Maltraitance de soi, car comment bien agir, soigneusement et librement si on a une attache affective imaginaire ?
Maltraitance des autres, car comment bien composer avec autrui, si on attend d’eux ce qu’il ne sont pas : des extra-soi ?
Ajoutez à cela le phénomène des rapports de domination entre ceux qui ont le plus de force, d’argent, de pulsions et d’ambition, et cela vous donne l’enfer dans lequel nous évoluons.
Renouer avec notre pleine individualité, c’est se soigner, c’est se donner une chance de respecter la pleine liberté d’autrui autant que la nôtre.
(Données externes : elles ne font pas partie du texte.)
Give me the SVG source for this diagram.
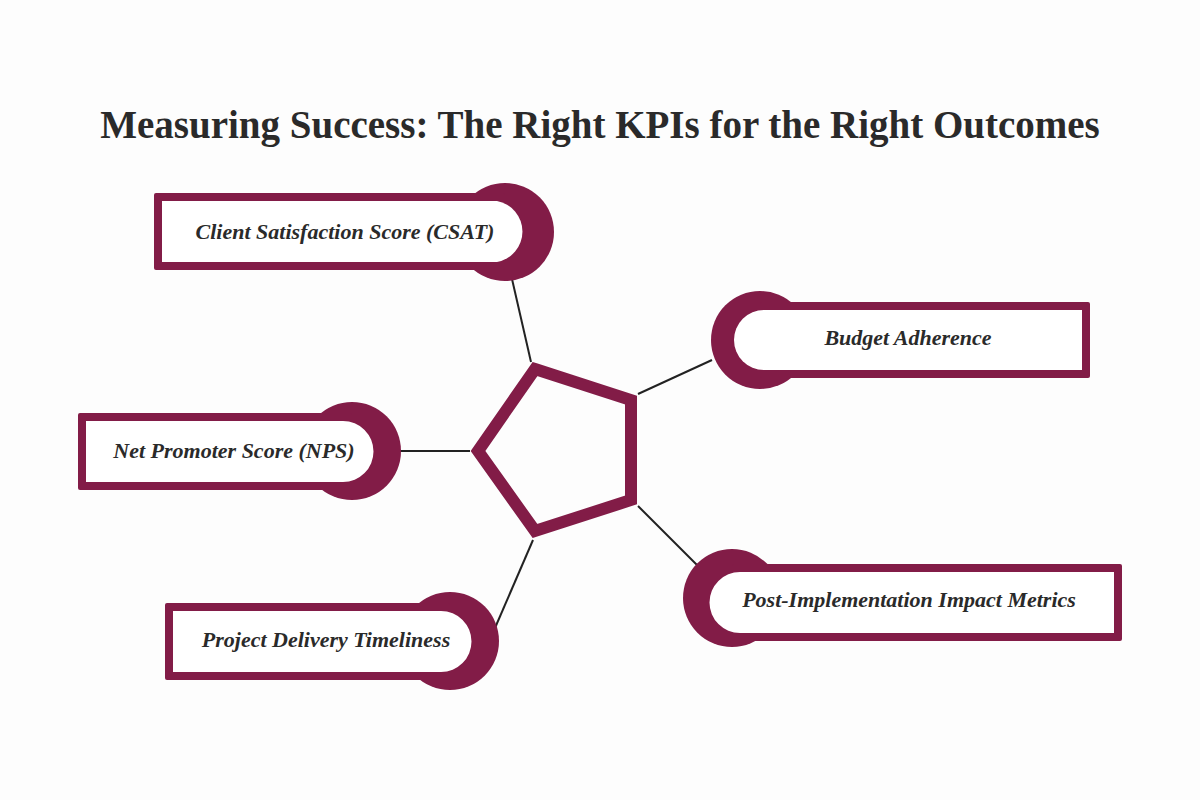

C’est nous donner la possibilité de la déconstruction créative, de la liberté salvatrice de jouer sainement et pleinement l’existence à la première personne dans le respect des autres, même lorsqu’une part d’eux-mêmes nous est hostile et qu’il nous faut y résister.
Séparé ne veut pas dire être égoïste, cela veut dire être libre. Libre de faire comme on le souhaite, à notre sauce, avec nos idées et nos besoins, face aux attentes et aux intérêts des autres plus ou moins soignés, plus ou moins libérés, comme nous le sommes plus ou moins nous-mêmes. Avec nos besoins physiques et sociaux et notre besoin majeur et essentiel : vivre en harmonie.
En harmonie individuelle et collective. Vaste chantier intérieur de paix et d’amour. Vaste chantier relationnel de communication positive. Vaste chantier extérieur de transformation sociale et écologique. Car nous venons du monde, et nous y sommes liés. Non pas psychologiquement, mais essentiellement.